T. –  Umut’un kurtulmak istediği vicdanı mı, kusma refleksi mi? M.E. – Hep ikinci dereceden roller oynadığı hayatını, “benimki mutsuzluğuma alışmak” diye tanımlayan Umut, onu  dölyatağından  cansız bir cenin gibi dışarıya atan İstanbul’da tutunmak için Vicdanından kurtulmak ister. Çünkü Vicdanlı olmak onu önleyemediği bir kusma illetine doğru götürmektedir. Bu yüzden, iç sesini bastırıp Vicdanından kurtulmayı dener.

T. –  Bir röportajınızda okuru göz önüne alarak yazmanın iyi yazmayı engellediğini söylüyorsunuz. Yazar okuru değilse, neyi gözetmeli? M.E. –  Okuru göz önüne alarak, okuru pohpohlayarak, onunla suç ortaklığı kurarak yazanlara yazar değil -hedef kitleyi gözeten- reklamcı demek daha doğru olur. Edebiyatın yönü okura, hele tüketici refleksleriyle yaşamakta olan okura asla bırakılamaz. Yazar, tema seçiminde insanda var olan, ama henüz adı konmamış insanlık durumlarının peşinde olmalı, ya da en azından bunu denemelidir. Yazar, okuru gözetmeye kalkıştı mı, kendini kısıtlar, yaratıcı özgürlüğünü yitirir. Yazar, Dostoyevski gibi “yıkım ve kargaşadan doğan acıyı sevendir,” mayasında kendisini suçlama isteği olandır; okur ise genellikle mutluluğu gözetir. Eğer sonu okura bırakılsaydı, kaç başyapıtın sonu değişirdi; bunu hep merak etmişimdir.

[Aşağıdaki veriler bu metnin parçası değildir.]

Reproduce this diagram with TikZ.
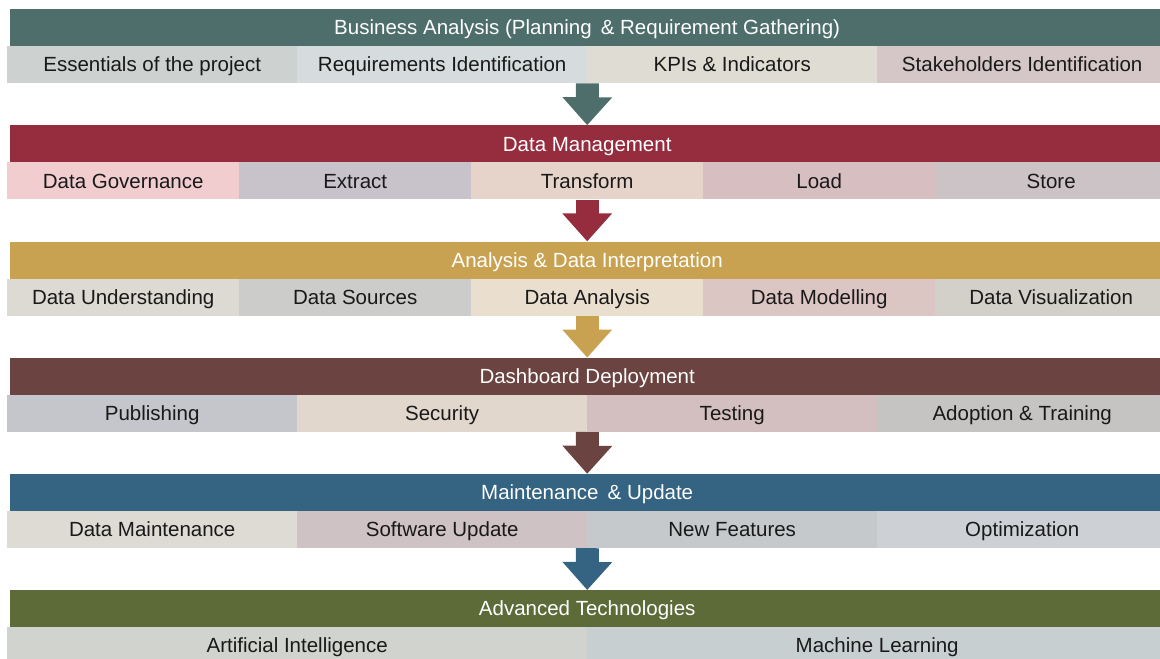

T. –  Romanda magazin dünyasına yönelik ciddi eleştiri var, ancak fıkrada olduğu gibi –bu konuda hırsızın- yani magazin haberlerini tüketenlerin hiç mi suçu yok? M.E. –  Magazinin toplumun budalalığıyla beslendiğini biliyorsanız suçu da bu oranda dağıtmalısınız: Üreten açıkgözler ve tüketen budalalar. Teşbihte hata olmaz, ama bana sorarsanız burada hırsız sıfatını tüketici değil, üretici hak ediyor.

T. –  Zenginlik dünyadan yok edilirse geriye, ne kalacak? M.E. –  Gezegenimizin en tehlikeli hastalığı -zenginliği tek elde toplama dürtüsü- yok edilirse, yoksulluk da ortadan kalkacak. Yoksulluğu yaratan zenginlik çünkü. Umut’un isteğinin ardında böyle bir düş var. Geriye ne mi kalır? Birkaç şey: İnsancıl bir Tanrı; geniş bir mutluluk ve bir de kölelerin yaptıkları anıtlar. ( Ne komik değil mi? Kölelerin, yoksulların kanı, teri ve canı pahasına yaratılan eserler, insanlık mirası sayılıyor.)

T. –  Magazinleşen romanlar, yazdıklarını magazinleştirenler hakkında ne düşünüyorsunuz? M.E. –  Sahici bile değiller. Biliyorsunuz, yazarlar gerçeklerin peşindedir.